Tim Docker timd at macquarie.com.au
Thu May 7 04:04:09 EDT 2009


I think that multi-threading in combination with laziness makes space
usage harder to manage. In fact, just today
I have discovered a problem with a long running server process with a
subtle space leak.

With a regular process that communicates with the outside world via IO,
I know that the act of communicating a
value causes it to be fully evaluated. However, with a multi threaded
process, communication occurs via writes
to TVars/IOVars and leaves thunks unevaluated. This gives lots of
opportunities for space leaks. In this
particularly case cleanup code was removing a large entry from a map
stored in a Tvar. Because that map is only
read infrequently, however, the memory release is delayed.

This is the second such problem I've found. The profiling tools do help
in discovering them, but it still needs
a bit of thought and analysis. I wonder if, for my application, I should
work out some means of deepseqing every
value written to a Tvar.

Tim 

-----Original Message-----
From: haskell-cafe-bounces at haskell.org
[mailto:haskell-cafe-bounces at haskell.org] On Behalf Of Anton van
Straaten
Sent: Thursday, 7 May 2009 4:28 PM
To: haskell-cafe at haskell.org
Subject: Re: [Haskell-cafe] Is Haskell a Good Choice for Web
Applications?(ANN: Vocabulink)

FFT wrote:
> On Wed, May 6, 2009 at 8:20 PM, Anton van Straaten 
> <anton at appsolutions.com> wrote:
> 
>> The app is written for a client under NDA, so a blog about it would 
>> have to be annoyingly vague.
> 
>> No doubt the potential for encountering space leaks goes up as one 
>> writes less pure code, persist more things in memory, and depend on
more libraries.
> 
> Exactly. I'm worried about, e.g. needing to use something as simple as

> a stream of prime numbers (see the recent thread about leaks there)

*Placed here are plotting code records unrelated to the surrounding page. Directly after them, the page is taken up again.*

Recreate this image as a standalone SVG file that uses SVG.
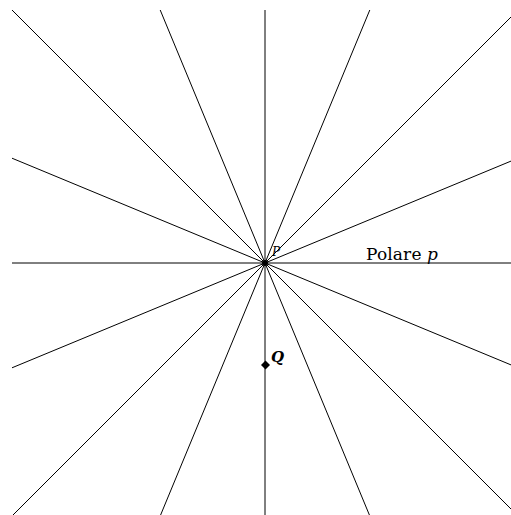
<svg xmlns="http://www.w3.org/2000/svg" width="511" height="515" viewBox="0 0 511 515">
<style>
.ln{stroke:#000;stroke-width:1;fill:none}
.lbl{font-family:"DejaVu Serif","Liberation Serif",serif;fill:#000}
.it{font-style:italic}
</style>
<rect width="511" height="515" fill="#fff"/>
<g id="connectors">
<line class="ln" x1="265" y1="10" x2="265" y2="515"/>
<line class="ln" x1="12" y1="263" x2="511" y2="263"/>
<line class="ln" x1="12" y1="10" x2="511" y2="509"/>
<line class="ln" x1="13" y1="515" x2="511" y2="17"/>
<line class="ln" x1="160.2" y1="10" x2="369.4" y2="515"/>
<line class="ln" x1="369.8" y1="10" x2="160.6" y2="515"/>
<line class="ln" x1="12" y1="158.2" x2="511" y2="364.9"/>
<line class="ln" x1="12" y1="367.8" x2="511" y2="161.1"/>
</g>
<g id="P">
<circle cx="265" cy="263" r="3" fill="#000"/>
<text class="lbl it" x="272" y="256" font-size="12">P</text>
</g>
<g id="Q">
<path d="M265.5 360.5 L270 365 L265.5 369.5 L261 365 Z" fill="#000"/>
<text class="lbl it" x="271" y="362" font-size="15" font-weight="bold">Q</text>
</g>
<g id="polare">
<text class="lbl" x="366" y="260" font-size="17" textLength="72" lengthAdjust="spacing">Polare <tspan class="it">p</tspan></text>
</g>
</svg>
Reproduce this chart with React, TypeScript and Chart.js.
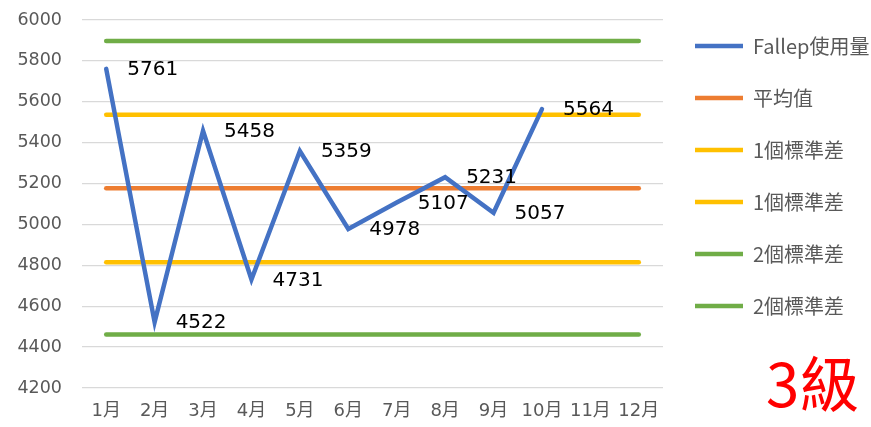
import React, { useEffect, useRef } from "react";
import { Chart, registerables } from "chart.js";

Chart.register(...registerables);

const months = ["1月", "2月", "3月", "4月", "5月", "6月", "7月", "8月", "9月", "10月", "11月", "12月"];
const usage = [5761, 4522, 5458, 4731, 5359, 4978, 5107, 5231, 5057, 5564, null, null];
const meanLine = [5177, 5177, 5177, 5177, 5177, 5177, 5177, 5177, 5177, 5177, 5177, 5177];
const sd1Upper = [5537, 5537, 5537, 5537, 5537, 5537, 5537, 5537, 5537, 5537, 5537, 5537];
const sd1Lower = [4815, 4815, 4815, 4815, 4815, 4815, 4815, 4815, 4815, 4815, 4815, 4815];
const sd2Upper = [5897, 5897, 5897, 5897, 5897, 5897, 5897, 5897, 5897, 5897, 5897, 5897];
const sd2Lower = [4462, 4462, 4462, 4462, 4462, 4462, 4462, 4462, 4462, 4462, 4462, 4462];
const seriesNames = ["Fallep使用量", "平均值", "1個標準差", "1個標準差", "2個標準差", "2個標準差"];
const gradeText = "3級";

const W = 871;
const H = 427;

const valueLabelPlugin = {
  id: "valueLabels",
  afterDatasetsDraw(chart: any) {
    const ctx = chart.ctx;
    const meta = chart.getDatasetMeta(0);
    ctx.save();
    ctx.font = "20px 'DejaVu Sans'";
    ctx.fillStyle = "#000000";
    ctx.textAlign = "left";
    ctx.textBaseline = "middle";
    meta.data.forEach((pt: any, i: number) => {
      const v = usage[i];
      if (v == null) return;
      ctx.fillText(String(v), pt.x + 21, pt.y + 1);
    });
    ctx.restore();
  },
};

const gradePlugin = {
  id: "gradeText",
  afterDraw(chart: any) {
    const ctx = chart.ctx;
    ctx.save();
    ctx.font = "60px 'Noto Sans CJK TC'";
    ctx.fillStyle = "#FF0000";
    ctx.textAlign = "left";
    ctx.textBaseline = "alphabetic";
    ctx.fillText(gradeText, 766, 407);
    ctx.restore();
  },
};

export default function App() {
  const ref = useRef<HTMLCanvasElement>(null);

  useEffect(() => {
    document.body.style.margin = "0";
    if (!ref.current) return;
    const refLine = (label: string, data: number[], color: string) => ({
      label,
      data,
      borderColor: color,
      backgroundColor: color,
      borderWidth: 4.5,
      borderCapStyle: "round",
      pointRadius: 0,
      pointHoverRadius: 0,
      tension: 0,
    });
    const chart = new Chart(ref.current, {
      type: "line",
      data: {
        labels: months,
        datasets: [
          {
            label: seriesNames[0],
            data: usage,
            borderColor: "#4472C4",
            backgroundColor: "#4472C4",
            borderWidth: 4.5,
            borderCapStyle: "round",
            borderJoinStyle: "miter",
            pointRadius: 0,
            pointHoverRadius: 0,
            tension: 0,
            spanGaps: false,
          } as any,
          refLine(seriesNames[1], meanLine, "#ED7D31") as any,
          refLine(seriesNames[2], sd1Upper, "#FFC000") as any,
          refLine(seriesNames[3], sd1Lower, "#FFC000") as any,
          refLine(seriesNames[4], sd2Upper, "#70AD47") as any,
          refLine(seriesNames[5], sd2Lower, "#70AD47") as any,
        ],
      },
      options: {
        responsive: false,
        animation: false,
        events: [],
        layout: { padding: { top: 0, left: 0, right: 0, bottom: 0 } },
        plugins: {
          tooltip: { enabled: false },
          title: {
            display: true,
            text: "",
            fullSize: false,
            padding: 0,
            font: { size: 20, lineHeight: 1 },
          },
          legend: {
            position: "right",
            align: "start",
            maxWidth: 208,
            title: { display: true, text: "", padding: 0, font: { size: 4, lineHeight: 1 } },
            labels: {
              usePointStyle: true,
              pointStyle: "line",
              pointStyleWidth: 48,
              boxWidth: 48,
              padding: 32,
              color: "#595959",
              font: { family: "'Noto Sans CJK TC'", size: 20 },
            },
          },
        },
        scales: {
          x: {
            offset: true,
            grid: { display: false, drawTicks: false },
            border: { display: false },
            ticks: {
              color: "#595959",
              padding: 13,
              maxRotation: 0,
              autoSkip: false,
              font: { family: "'DejaVu Sans', 'Noto Sans CJK TC'", size: 18 },
            },
            afterFit(scale: any) {
              scale.height = 39;
            },
          },
          y: {
            min: 4200,
            max: 6000,
            grid: { color: "#D9D9D9", lineWidth: 1.3, drawTicks: false },
            border: { display: false },
            ticks: {
              stepSize: 200,
              color: "#595959",
              padding: 20,
              font: { family: "'DejaVu Sans'", size: 17.5 },
              callback: (v: any) => String(v),
            },
            afterFit(scale: any) {
              scale.width = 82;
              scale.paddingTop = 0;
              scale.paddingBottom = 0;
            },
          },
        },
      } as any,
      plugins: [valueLabelPlugin, gradePlugin],
    });
    return () => chart.destroy();
  }, []);

  return (
    <div style={{ position: "absolute", left: 0, top: 0, width: W, height: H, background: "#ffffff" }}>
      <canvas ref={ref} width={W} height={H} style={{ width: W, height: H, display: "block" }} />
    </div>
  );
}
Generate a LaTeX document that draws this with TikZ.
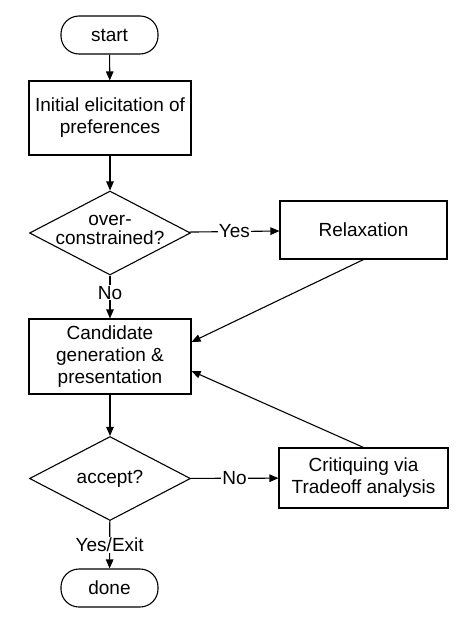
\documentclass[tikz,border=0pt]{standalone}
\usepackage{fontspec}
\setmainfont{Liberation Sans}
\usetikzlibrary{shapes.geometric,arrows.meta}
\begin{document}
\begin{tikzpicture}[x=1pt,y=-1pt,
  every node/.style={font=\fontsize{19}{22}\selectfont},
  base/.style={draw=black,line width=1.1pt,align=center,inner sep=0pt},
  term/.style={base,rectangle,rounded corners=18pt,minimum width=97pt,minimum height=38pt},
  proc/.style={base,rectangle,minimum width=162pt},
  decis/.style={base,diamond,aspect=1.9,minimum width=161pt,minimum height=84pt},
  conn/.style={line width=1.1pt,-{Triangle[length=9pt,width=7.5pt]}},
  lab/.style={fill=white,inner sep=1pt}
]
\useasboundingbox (0,0) rectangle (469,624);
\node[term] (start) at (109.5,35) {start};
\node[proc,minimum height=74pt] (init) at (110,118) {Initial elicitation of\\preferences};
\node[decis] (over) at (110,233) {};
\node[font=\fontsize{19}{18.5}\selectfont,align=center,inner sep=0pt] (overtxt) at (110,230) {over-\\constrained?};
\node[proc,minimum width=167pt,minimum height=58pt] (relax) at (363.5,230) {Relaxation};
\node[proc,minimum height=75pt] (cand) at (110,356.5) {Candidate\\generation \&\\presentation};
\node[decis] (acc) at (110,478.5) {accept?};
\node[proc,minimum width=169pt,minimum height=60pt] (crit) at (363.5,478) {Critiquing via\\Tradeoff analysis};
\node[term] (done) at (109.5,588) {done};

\draw[conn] (start) -- (init);
\draw[conn] (init) -- (over);
\draw[conn] (over) -- node[lab] {Yes} (relax);
\draw[conn] (over) -- node[lab,pos=0.4] {No} (cand);
\draw[conn] (relax.south) -- ([yshift=14.5pt]cand.east);
\draw[conn] (cand) -- (acc);
\draw[conn] (acc) -- node[lab] {No} (crit);
\draw[conn] (crit.north) -- ([yshift=-14.5pt]cand.east);
\draw[conn] (acc) -- node[lab] {Yes/Exit} (done);
\end{tikzpicture}
\end{document}
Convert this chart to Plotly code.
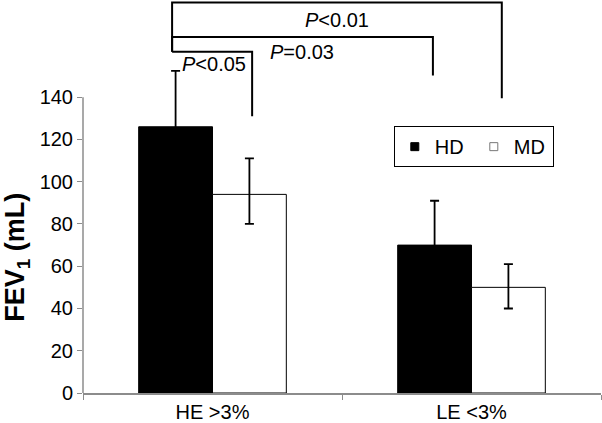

Haskell lets you easily create "infinite" lists, which is a powerful and
useful feature.  But if you abuse that feature, you'll have problems,
because you don't have infinite memory.  The further you traverse an
infinite list, while maintaining a reference to its head, the more
memory you use.  It'd be a stretch to characterize this as "hard".

I don't see much connection between this and the space efficiency of
long-running programs.

I feel a bit like we're discussing a monster under the bed: "i bet it's
huge! its teeth must be so sharp!"  Maybe we should just look under the
bed, i.e. implement what we need and see what happens?